| DIRECTIONS |
Collect all lines containing the word "standalone" from the data.

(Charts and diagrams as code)
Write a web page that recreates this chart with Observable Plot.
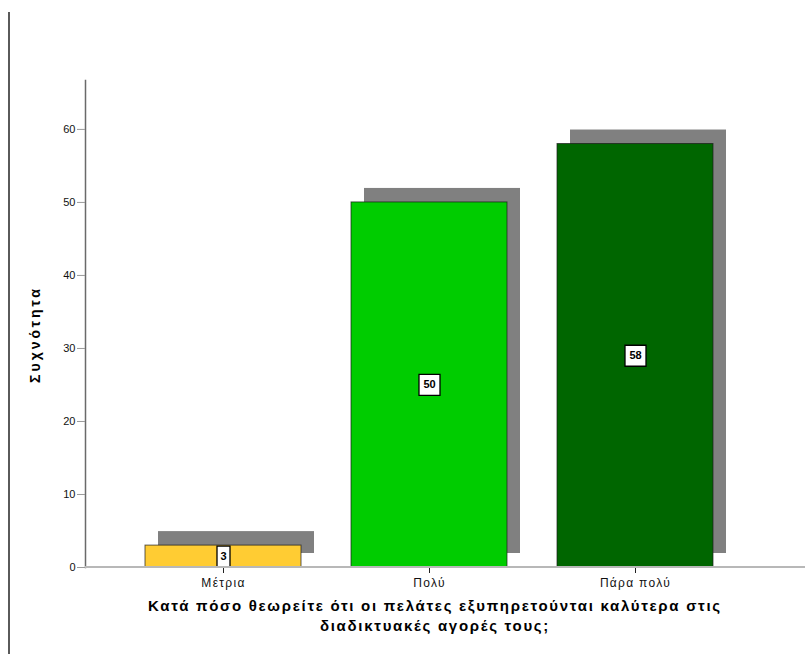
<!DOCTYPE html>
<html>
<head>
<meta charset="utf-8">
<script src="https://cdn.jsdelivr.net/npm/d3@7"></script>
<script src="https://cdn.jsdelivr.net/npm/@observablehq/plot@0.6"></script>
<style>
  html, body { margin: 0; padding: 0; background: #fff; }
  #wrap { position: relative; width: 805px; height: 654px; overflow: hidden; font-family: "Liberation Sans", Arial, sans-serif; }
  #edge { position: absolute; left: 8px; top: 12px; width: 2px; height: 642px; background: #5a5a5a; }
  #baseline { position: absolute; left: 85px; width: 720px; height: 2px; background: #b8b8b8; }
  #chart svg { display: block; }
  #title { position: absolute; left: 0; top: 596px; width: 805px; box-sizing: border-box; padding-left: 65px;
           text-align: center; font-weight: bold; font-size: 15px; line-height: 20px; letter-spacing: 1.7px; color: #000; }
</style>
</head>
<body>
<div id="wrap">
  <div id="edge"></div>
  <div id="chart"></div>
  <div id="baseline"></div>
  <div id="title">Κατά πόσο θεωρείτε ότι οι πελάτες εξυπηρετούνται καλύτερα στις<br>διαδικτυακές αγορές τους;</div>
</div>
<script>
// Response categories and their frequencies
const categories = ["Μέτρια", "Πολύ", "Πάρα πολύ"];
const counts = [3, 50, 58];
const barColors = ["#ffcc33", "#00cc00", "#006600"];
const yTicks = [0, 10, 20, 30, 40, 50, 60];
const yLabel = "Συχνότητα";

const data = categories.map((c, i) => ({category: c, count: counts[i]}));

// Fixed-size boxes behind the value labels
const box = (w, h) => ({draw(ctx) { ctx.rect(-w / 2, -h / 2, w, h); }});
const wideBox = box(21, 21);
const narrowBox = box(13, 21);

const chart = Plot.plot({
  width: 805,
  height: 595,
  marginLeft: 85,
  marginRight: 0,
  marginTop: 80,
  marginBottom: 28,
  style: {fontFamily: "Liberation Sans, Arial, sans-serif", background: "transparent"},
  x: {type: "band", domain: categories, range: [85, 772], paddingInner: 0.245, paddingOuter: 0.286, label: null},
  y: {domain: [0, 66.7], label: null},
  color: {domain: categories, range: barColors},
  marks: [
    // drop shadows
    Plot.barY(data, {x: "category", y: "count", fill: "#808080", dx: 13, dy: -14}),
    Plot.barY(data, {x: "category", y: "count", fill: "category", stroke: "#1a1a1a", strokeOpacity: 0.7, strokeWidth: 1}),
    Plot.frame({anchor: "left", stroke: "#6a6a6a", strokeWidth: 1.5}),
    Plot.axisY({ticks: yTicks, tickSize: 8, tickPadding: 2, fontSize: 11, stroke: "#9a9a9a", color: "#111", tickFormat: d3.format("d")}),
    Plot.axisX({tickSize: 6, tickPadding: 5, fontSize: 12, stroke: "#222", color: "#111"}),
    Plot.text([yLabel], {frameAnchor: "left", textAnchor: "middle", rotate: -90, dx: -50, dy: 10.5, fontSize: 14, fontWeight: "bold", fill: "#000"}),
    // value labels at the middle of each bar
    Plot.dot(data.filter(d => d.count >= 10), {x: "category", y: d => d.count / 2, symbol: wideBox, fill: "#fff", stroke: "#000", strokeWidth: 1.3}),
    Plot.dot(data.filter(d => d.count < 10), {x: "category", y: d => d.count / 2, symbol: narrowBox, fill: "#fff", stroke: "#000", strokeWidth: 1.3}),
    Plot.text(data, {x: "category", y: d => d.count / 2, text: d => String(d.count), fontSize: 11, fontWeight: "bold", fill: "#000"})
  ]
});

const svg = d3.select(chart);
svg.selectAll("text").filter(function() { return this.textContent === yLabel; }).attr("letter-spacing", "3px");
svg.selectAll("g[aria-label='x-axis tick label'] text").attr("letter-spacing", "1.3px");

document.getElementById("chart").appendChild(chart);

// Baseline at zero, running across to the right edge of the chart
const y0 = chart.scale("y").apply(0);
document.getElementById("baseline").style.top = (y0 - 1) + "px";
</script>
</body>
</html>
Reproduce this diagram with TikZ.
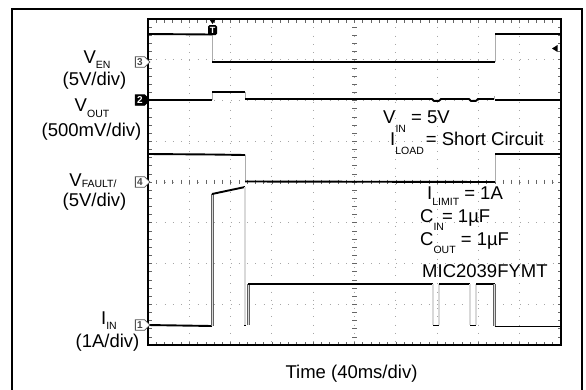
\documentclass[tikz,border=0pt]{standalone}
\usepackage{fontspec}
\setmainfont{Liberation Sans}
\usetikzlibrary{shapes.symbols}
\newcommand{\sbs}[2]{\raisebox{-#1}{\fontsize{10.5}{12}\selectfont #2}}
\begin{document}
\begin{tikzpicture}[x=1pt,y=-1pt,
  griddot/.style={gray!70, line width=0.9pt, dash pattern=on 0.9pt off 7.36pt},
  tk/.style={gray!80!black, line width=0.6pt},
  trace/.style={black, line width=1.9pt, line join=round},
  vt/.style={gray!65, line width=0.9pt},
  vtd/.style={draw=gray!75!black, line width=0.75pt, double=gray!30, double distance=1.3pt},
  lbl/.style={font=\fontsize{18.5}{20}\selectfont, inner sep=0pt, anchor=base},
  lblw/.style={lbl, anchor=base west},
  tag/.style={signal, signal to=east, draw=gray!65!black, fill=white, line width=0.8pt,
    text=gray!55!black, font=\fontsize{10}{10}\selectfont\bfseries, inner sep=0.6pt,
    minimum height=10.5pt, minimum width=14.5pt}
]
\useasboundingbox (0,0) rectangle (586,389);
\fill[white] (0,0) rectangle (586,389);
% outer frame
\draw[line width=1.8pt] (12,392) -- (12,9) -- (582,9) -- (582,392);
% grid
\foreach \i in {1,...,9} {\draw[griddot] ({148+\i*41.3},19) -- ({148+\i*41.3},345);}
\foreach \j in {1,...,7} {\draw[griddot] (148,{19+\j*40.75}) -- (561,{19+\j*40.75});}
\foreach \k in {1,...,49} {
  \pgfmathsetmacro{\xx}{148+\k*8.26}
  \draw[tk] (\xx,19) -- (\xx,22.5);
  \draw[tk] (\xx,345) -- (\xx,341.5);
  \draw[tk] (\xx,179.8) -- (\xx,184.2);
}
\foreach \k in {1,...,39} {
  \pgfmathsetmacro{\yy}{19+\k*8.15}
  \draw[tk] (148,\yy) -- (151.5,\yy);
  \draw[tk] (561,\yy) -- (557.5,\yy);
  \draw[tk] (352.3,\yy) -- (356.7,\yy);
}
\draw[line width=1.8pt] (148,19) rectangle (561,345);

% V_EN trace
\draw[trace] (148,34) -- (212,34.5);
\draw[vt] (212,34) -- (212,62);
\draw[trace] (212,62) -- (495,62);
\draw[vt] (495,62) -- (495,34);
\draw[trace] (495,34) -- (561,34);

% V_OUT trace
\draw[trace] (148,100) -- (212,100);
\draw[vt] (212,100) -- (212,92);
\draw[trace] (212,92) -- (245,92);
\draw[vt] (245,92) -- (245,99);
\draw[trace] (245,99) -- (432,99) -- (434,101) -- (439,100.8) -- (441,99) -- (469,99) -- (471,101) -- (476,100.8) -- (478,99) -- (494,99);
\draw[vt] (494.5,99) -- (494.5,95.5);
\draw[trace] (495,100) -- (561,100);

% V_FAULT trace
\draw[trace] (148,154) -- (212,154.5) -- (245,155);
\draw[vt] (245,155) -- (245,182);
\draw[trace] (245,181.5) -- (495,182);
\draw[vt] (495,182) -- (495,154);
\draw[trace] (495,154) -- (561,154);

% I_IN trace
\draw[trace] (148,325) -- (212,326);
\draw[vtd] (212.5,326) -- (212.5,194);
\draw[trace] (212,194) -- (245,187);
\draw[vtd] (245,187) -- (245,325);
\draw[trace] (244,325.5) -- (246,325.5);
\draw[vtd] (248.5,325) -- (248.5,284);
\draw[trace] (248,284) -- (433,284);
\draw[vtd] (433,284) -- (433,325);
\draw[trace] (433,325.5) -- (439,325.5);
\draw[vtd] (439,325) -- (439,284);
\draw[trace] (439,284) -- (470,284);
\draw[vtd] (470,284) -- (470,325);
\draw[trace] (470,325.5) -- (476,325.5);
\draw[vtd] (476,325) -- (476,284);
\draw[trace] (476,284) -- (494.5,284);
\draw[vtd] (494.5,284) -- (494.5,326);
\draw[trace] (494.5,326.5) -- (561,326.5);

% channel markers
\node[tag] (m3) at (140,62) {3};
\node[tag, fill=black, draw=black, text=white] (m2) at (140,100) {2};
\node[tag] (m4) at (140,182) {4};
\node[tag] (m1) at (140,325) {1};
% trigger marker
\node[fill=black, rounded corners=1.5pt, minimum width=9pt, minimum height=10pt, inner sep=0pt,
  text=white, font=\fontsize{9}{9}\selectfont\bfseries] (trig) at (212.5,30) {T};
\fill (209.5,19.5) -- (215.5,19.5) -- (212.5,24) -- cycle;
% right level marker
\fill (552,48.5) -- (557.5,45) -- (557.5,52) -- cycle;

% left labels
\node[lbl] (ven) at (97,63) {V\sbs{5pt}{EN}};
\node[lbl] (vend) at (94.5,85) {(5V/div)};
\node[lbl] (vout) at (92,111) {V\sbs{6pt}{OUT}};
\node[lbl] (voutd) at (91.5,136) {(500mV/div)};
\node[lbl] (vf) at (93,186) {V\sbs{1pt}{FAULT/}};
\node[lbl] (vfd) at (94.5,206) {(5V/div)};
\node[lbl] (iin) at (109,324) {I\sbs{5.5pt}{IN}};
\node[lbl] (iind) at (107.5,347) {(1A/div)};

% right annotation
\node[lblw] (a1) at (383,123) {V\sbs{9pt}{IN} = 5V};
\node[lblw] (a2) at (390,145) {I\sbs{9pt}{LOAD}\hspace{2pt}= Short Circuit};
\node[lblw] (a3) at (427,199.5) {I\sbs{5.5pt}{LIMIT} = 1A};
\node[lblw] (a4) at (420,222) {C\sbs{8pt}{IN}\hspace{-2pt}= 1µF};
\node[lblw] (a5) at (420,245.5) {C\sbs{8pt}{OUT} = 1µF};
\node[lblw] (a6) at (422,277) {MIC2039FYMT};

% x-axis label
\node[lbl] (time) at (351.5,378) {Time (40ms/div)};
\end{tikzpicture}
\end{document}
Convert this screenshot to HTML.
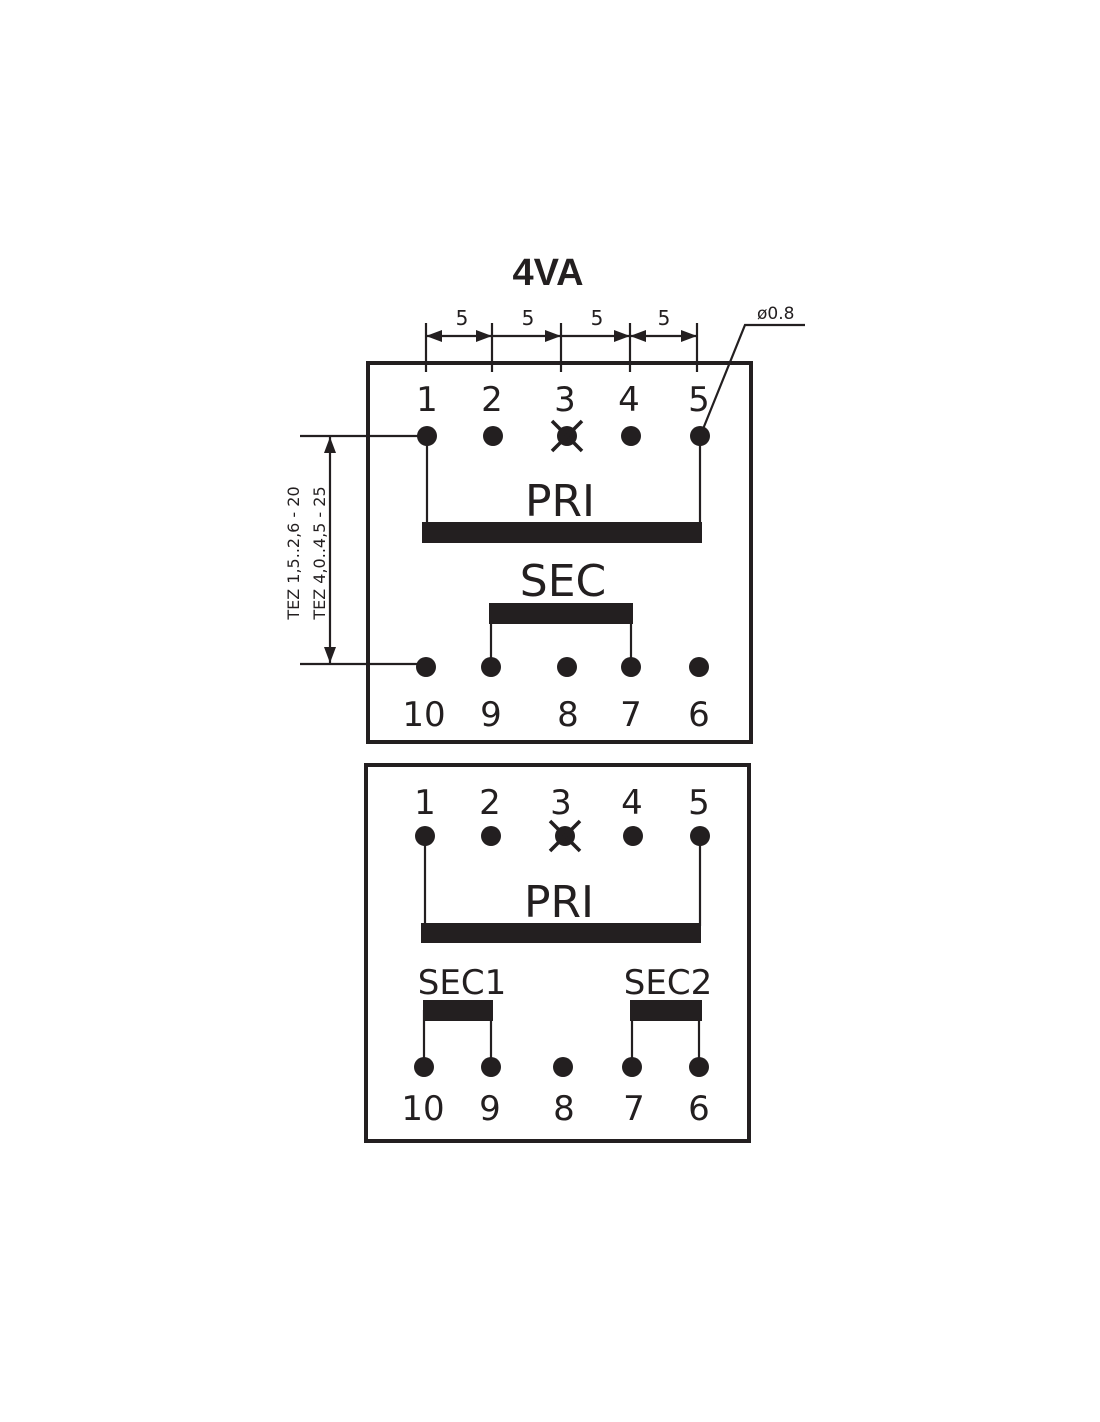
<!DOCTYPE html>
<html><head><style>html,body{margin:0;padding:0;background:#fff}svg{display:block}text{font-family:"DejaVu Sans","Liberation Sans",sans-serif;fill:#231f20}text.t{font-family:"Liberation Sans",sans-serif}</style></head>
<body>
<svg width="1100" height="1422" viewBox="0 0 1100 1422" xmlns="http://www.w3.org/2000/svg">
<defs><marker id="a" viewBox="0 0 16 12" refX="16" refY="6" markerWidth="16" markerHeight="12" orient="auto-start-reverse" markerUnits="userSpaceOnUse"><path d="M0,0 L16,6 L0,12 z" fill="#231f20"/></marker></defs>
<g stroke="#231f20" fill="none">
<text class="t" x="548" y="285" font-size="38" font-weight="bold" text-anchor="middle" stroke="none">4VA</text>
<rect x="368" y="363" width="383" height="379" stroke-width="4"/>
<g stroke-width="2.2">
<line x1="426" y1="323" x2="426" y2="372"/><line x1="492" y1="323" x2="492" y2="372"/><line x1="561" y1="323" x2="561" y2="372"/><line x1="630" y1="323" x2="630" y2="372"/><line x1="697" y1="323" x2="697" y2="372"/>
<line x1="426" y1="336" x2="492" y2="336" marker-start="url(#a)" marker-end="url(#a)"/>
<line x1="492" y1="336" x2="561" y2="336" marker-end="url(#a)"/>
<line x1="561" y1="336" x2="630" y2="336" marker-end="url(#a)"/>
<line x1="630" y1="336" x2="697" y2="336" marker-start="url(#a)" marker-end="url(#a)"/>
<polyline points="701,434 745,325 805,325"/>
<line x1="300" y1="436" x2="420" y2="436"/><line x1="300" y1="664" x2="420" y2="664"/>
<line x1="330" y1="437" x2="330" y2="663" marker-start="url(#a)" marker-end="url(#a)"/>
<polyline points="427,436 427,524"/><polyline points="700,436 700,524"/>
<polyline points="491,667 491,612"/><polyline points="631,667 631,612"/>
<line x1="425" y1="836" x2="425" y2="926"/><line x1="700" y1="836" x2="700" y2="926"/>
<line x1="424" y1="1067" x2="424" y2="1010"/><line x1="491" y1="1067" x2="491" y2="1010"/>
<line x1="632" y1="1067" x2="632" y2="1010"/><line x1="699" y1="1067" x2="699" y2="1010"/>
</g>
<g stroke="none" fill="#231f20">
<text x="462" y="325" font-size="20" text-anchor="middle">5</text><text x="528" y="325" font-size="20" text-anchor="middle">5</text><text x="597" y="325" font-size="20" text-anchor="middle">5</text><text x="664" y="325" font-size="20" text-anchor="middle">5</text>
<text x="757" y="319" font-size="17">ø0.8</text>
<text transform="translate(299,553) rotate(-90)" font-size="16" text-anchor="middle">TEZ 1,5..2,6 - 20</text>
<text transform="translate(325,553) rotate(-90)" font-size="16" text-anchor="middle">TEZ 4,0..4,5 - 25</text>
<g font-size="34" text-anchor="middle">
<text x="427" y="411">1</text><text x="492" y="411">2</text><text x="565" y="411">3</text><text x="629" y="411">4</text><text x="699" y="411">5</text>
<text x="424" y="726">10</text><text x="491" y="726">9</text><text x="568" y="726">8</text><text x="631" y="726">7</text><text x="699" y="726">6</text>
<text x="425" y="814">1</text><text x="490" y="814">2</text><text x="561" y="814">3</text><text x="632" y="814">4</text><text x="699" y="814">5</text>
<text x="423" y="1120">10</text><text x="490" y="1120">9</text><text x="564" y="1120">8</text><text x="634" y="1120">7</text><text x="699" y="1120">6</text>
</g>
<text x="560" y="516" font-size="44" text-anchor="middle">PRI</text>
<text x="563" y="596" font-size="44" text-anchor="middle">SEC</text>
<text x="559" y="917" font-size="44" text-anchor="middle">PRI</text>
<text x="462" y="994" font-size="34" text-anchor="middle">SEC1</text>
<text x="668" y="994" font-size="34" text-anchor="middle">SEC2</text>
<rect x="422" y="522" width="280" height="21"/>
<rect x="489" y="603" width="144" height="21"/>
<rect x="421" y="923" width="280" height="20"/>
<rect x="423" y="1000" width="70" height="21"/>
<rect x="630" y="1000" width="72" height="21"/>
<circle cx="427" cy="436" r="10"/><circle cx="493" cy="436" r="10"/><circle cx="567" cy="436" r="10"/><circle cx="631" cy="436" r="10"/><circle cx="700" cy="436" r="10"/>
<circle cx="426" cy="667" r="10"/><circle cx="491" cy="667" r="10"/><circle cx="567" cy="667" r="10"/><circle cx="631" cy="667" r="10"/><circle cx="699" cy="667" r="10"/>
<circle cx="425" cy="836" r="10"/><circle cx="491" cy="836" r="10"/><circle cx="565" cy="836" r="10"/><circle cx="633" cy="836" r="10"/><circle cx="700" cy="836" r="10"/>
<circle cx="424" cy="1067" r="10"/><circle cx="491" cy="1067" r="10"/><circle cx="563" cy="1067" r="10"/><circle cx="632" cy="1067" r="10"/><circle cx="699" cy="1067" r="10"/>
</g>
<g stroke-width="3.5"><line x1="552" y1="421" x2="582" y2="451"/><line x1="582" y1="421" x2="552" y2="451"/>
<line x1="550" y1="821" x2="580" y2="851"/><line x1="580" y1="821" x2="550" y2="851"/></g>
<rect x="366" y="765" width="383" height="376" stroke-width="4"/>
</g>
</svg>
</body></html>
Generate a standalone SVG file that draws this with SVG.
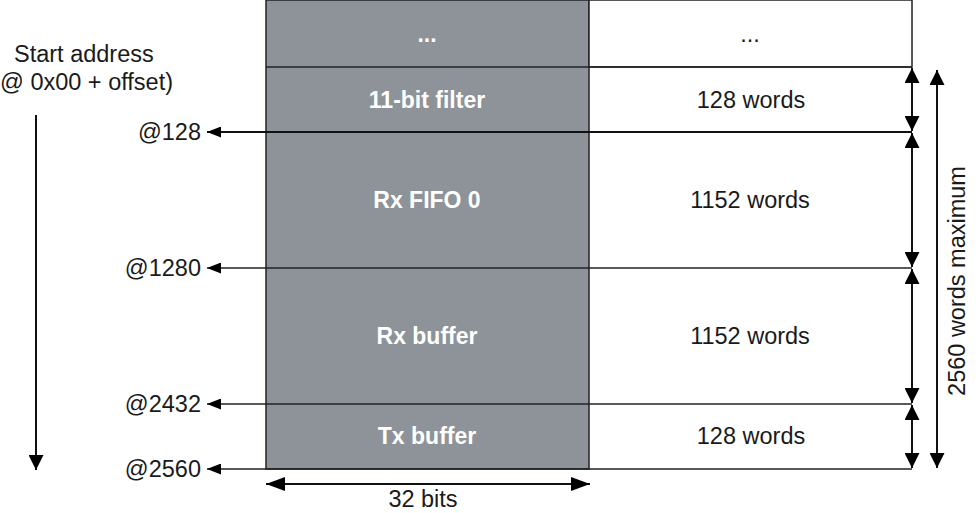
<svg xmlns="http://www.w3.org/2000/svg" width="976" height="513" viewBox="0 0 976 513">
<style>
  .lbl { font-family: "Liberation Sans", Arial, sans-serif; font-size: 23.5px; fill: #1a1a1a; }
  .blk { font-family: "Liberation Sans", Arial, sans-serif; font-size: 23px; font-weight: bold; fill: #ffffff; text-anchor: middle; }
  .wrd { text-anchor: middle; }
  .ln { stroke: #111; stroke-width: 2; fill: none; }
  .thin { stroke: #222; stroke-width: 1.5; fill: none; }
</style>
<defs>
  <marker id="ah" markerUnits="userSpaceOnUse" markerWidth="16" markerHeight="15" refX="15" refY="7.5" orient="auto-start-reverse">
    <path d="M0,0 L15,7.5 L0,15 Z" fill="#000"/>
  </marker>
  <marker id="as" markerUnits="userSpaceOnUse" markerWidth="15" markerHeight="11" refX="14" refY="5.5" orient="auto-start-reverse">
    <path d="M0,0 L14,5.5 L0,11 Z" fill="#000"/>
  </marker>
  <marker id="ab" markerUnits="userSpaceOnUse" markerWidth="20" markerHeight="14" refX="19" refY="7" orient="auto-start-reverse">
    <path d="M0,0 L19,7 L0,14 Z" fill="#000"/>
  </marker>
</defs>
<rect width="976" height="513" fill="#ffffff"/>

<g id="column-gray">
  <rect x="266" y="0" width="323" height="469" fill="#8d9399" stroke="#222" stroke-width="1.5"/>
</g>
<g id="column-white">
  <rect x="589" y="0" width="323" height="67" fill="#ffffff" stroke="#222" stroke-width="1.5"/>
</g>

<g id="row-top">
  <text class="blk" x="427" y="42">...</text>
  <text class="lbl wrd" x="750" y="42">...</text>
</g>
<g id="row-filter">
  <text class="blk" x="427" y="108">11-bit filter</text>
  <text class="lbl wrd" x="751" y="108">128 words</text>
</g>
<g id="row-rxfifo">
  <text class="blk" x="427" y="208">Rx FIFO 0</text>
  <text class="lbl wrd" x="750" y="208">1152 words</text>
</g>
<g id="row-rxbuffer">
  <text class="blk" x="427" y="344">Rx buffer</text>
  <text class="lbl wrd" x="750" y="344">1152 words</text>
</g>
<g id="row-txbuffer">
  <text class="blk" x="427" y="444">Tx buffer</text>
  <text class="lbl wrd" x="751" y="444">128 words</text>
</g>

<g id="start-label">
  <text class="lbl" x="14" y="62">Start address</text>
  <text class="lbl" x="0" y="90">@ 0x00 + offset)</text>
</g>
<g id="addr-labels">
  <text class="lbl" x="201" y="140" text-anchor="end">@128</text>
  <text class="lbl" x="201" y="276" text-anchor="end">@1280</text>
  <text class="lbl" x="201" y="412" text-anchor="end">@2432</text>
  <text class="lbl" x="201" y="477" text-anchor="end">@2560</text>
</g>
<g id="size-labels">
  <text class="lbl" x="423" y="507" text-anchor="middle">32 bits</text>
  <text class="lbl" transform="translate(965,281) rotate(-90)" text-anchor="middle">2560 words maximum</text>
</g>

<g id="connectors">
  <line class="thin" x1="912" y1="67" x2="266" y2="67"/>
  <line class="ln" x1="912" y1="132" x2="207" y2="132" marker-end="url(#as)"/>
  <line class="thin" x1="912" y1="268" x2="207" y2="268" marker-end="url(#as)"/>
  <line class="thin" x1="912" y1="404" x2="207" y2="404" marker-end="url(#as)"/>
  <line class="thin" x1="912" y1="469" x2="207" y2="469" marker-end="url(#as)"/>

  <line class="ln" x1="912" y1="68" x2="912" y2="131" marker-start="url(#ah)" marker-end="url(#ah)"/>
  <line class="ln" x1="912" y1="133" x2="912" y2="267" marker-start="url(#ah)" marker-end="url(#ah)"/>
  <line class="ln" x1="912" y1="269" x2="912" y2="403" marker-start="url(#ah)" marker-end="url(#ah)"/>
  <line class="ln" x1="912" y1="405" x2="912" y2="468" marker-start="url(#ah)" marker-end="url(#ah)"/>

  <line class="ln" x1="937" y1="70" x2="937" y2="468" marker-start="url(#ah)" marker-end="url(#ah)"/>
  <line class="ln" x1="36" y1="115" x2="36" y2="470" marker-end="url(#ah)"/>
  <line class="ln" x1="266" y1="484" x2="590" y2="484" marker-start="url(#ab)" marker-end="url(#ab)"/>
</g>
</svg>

| COMPLETE ANSWER |
\documentclass[tikz,border=0pt]{standalone}
Generate a standalone SVG file that draws this with SVG.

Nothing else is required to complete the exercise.